A Parkinson’s diagnosis at any age has unique challenges
Resources for individuals and physicians offer advice from those who’ve been there
Learning you’ve got Parkinson’s , a chronic neurodegenerative condition, when you’re not yet 30 years old, can be a shocking and very emotional experience. Even at 50, it can wreak havoc on your future plans – physically, mentally, financially, socially and emotionally. Two new educational resources are available – one for patients and one for physicians – to help address the unique needs of individuals who are newly diagnosed with Young-Onset Parkinson’s disease (YOPD), developed by a National Research Program grant recipient.
Although the average age to develop Parkinson’s is around 60, young-onset Parkinson’s (before age 40) occurs in five to 10 per cent of people diagnosed. Twenty percent of those newly diagnosed are under the age of 50. Some challenges in living with Parkinson’s are universal, regardless of age, and there are a number of additional issues specific to younger people.

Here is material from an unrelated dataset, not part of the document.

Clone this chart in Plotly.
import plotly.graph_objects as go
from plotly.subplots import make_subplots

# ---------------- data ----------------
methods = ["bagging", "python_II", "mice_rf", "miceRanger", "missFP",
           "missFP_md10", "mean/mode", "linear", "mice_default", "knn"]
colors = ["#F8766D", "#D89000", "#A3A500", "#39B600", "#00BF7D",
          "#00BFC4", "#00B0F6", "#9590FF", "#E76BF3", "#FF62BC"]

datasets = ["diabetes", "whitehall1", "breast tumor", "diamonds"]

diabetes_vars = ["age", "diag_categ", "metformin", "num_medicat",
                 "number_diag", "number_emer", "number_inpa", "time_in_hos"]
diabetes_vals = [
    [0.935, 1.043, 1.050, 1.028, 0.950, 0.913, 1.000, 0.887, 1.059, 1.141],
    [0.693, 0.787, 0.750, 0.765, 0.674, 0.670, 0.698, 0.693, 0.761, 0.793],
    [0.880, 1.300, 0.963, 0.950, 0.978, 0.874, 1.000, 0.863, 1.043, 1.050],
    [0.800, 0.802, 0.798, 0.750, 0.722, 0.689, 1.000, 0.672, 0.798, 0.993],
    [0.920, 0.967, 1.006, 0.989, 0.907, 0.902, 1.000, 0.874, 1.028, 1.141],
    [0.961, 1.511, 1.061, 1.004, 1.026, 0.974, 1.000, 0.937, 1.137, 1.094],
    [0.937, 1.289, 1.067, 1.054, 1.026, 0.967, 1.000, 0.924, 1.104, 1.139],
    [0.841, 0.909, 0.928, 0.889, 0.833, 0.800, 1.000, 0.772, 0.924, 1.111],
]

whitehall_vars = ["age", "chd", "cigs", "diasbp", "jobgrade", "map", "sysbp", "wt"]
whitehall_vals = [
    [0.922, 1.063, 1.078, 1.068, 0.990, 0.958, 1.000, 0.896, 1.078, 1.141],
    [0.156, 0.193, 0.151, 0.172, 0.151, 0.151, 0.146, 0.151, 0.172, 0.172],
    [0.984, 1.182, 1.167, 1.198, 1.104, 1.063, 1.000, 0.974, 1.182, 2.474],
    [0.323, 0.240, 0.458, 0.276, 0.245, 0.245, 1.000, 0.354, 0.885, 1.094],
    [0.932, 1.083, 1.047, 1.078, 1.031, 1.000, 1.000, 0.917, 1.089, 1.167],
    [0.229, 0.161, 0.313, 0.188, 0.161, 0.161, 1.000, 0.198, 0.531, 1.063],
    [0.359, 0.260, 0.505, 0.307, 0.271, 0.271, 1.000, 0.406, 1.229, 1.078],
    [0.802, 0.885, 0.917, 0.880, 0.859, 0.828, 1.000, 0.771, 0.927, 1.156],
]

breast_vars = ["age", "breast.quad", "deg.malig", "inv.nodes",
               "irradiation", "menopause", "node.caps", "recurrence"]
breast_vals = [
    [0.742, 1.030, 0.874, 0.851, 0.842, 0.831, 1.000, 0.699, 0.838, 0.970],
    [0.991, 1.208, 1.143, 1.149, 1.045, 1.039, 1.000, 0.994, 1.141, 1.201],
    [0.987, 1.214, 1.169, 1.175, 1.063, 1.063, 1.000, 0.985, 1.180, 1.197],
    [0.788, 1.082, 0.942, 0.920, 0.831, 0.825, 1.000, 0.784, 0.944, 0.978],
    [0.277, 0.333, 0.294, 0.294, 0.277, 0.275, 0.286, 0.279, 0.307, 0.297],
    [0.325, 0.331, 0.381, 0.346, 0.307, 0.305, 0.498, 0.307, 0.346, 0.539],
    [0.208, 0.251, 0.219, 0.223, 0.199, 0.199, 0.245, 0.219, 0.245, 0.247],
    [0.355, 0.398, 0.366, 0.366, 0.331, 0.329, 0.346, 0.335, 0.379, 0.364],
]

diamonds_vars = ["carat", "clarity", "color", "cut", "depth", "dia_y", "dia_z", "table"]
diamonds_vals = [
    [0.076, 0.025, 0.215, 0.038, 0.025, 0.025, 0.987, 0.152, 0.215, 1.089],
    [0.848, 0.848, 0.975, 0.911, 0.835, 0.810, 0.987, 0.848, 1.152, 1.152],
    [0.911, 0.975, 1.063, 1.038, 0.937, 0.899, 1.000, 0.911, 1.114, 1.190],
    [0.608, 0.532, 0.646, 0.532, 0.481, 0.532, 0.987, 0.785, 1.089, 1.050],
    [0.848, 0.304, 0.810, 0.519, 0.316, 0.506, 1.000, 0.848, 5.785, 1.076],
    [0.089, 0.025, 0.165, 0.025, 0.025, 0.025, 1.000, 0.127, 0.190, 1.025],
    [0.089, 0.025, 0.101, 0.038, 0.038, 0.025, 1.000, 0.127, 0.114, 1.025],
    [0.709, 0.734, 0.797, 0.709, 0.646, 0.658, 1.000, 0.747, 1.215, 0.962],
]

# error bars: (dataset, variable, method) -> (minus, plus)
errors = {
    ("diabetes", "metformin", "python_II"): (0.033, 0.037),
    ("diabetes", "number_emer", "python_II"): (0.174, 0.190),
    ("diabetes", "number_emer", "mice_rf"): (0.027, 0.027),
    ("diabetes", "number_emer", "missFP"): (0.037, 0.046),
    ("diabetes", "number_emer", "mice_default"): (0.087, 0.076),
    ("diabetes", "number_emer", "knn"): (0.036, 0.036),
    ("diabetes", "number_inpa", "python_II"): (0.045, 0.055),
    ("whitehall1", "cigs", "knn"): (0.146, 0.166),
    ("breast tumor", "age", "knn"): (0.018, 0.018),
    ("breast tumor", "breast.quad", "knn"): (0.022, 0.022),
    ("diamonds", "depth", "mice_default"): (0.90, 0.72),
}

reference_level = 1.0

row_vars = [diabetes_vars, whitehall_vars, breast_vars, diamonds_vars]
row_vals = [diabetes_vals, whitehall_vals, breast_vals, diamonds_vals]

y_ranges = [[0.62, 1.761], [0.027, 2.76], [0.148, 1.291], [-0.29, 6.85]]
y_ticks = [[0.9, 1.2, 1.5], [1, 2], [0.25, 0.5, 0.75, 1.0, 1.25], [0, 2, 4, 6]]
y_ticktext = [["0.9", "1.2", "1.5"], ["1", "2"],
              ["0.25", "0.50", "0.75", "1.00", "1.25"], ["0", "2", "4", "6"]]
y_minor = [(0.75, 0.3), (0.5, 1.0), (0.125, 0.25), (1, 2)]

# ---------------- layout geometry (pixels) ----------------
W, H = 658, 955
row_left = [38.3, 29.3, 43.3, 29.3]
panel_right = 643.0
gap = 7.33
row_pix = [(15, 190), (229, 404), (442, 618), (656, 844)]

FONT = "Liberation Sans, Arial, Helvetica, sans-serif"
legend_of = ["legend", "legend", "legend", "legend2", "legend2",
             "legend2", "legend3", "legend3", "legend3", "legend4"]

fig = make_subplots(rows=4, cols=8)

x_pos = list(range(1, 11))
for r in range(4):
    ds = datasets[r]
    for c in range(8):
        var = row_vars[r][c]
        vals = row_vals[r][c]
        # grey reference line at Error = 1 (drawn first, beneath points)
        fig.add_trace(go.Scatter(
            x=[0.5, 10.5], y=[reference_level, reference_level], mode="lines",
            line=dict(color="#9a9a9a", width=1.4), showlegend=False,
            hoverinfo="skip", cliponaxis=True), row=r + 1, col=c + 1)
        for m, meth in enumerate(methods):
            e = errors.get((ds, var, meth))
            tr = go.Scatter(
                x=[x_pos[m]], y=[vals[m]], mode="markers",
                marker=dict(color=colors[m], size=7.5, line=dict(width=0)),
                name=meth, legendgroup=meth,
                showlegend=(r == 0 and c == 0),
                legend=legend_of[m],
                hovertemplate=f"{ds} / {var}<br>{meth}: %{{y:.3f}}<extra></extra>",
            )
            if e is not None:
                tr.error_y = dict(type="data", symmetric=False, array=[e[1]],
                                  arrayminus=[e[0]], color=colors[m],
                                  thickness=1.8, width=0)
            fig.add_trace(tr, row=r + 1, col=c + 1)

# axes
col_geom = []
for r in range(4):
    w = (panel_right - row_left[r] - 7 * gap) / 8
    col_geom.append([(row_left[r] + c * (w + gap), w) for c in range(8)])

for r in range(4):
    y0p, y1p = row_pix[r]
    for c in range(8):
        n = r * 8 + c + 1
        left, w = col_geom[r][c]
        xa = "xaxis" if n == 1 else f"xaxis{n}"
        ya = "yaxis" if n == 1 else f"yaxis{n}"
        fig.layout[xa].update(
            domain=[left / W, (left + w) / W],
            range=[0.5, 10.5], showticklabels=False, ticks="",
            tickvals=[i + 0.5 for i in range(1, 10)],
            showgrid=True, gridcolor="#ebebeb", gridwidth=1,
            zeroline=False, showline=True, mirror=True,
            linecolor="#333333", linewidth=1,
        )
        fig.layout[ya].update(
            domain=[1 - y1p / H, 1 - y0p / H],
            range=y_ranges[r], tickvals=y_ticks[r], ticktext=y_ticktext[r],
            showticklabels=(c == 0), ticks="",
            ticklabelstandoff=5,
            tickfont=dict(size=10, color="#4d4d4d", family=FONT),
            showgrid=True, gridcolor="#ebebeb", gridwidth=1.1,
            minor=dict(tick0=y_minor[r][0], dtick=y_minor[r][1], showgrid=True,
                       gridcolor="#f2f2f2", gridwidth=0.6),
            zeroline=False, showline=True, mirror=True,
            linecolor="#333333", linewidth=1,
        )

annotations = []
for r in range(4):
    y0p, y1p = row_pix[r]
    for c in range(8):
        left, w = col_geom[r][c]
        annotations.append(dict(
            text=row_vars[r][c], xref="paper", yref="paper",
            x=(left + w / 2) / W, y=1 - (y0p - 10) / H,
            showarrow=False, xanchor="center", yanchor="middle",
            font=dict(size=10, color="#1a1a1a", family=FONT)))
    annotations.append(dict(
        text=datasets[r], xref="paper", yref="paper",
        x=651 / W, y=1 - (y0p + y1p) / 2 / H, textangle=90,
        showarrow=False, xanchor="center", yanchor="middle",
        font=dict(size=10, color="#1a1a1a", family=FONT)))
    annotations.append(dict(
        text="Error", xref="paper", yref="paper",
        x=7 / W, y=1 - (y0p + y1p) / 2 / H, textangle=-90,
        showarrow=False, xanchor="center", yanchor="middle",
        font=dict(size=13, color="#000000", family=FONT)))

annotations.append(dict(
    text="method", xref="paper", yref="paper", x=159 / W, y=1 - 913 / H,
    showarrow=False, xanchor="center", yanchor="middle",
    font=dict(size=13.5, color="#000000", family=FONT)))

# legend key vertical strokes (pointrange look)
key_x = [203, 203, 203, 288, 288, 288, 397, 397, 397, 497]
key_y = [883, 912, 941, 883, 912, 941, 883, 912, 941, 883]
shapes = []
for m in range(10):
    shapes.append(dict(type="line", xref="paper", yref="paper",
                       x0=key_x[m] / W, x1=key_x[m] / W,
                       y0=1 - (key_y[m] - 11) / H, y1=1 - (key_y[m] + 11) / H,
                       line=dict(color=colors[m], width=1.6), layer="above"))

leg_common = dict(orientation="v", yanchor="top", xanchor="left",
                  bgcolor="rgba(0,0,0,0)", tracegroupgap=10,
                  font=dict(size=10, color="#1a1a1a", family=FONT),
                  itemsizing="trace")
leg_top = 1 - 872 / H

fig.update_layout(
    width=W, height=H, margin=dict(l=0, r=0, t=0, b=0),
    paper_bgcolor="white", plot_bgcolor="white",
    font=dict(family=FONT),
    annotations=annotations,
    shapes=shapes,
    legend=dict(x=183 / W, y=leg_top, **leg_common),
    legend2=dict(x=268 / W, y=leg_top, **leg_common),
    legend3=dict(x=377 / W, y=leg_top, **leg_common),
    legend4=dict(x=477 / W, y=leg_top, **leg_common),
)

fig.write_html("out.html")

The first is often the shock of a diagnosis of YOPD. “I think when you get the diagnosis, your life sort of stops,” recalls one of the contributors to the booklet on advice for other patients. “You have to deal with your kids, you have to deal with your job, you have to deal with getting up every day and all the things you’re supposed to do and then deal with this at the same time. And there’s no instruction book on how to do that.”
These latest resources help to fill that gap. Written by Michael Ravenek, PhD and associate professor at Western University, the two booklets, Young-onset Parkinson’s disease: Advice for those newly diagnosed from individuals currently living with YOPD (2nd ed.) and Young-onset Parkinson’s disease: Advice for physicians from individuals living with YOPD (2nd ed.) provide advice on personal topics such as when to reveal your condition to your employer, planning finances for possible disability or early retirement, sharing your diagnosis with young children, teenagers and parents, and sexuality, among several other issues.
With funding from the Parkinson’s National Research Program and the Canadian Institutes of Health Research, Ravenek interviewed 39 people living with YOPD to write the initial editions of the two booklets. Feedback was later gathered from across the country from others with YOPD and their families, as well as healthcare professionals to inform the second editions.
The physician booklet highlights specific areas of the physician-patient interaction that all physicians should consider in their encounters with individuals with YOPD. Both booklets contain a sample ‘log’ for daily medication, meals and exercise, along with a place to record ‘Questions for my next doctor’s appointment,’ to help make the most of self-care efforts and doctor/patient interactions, respectively.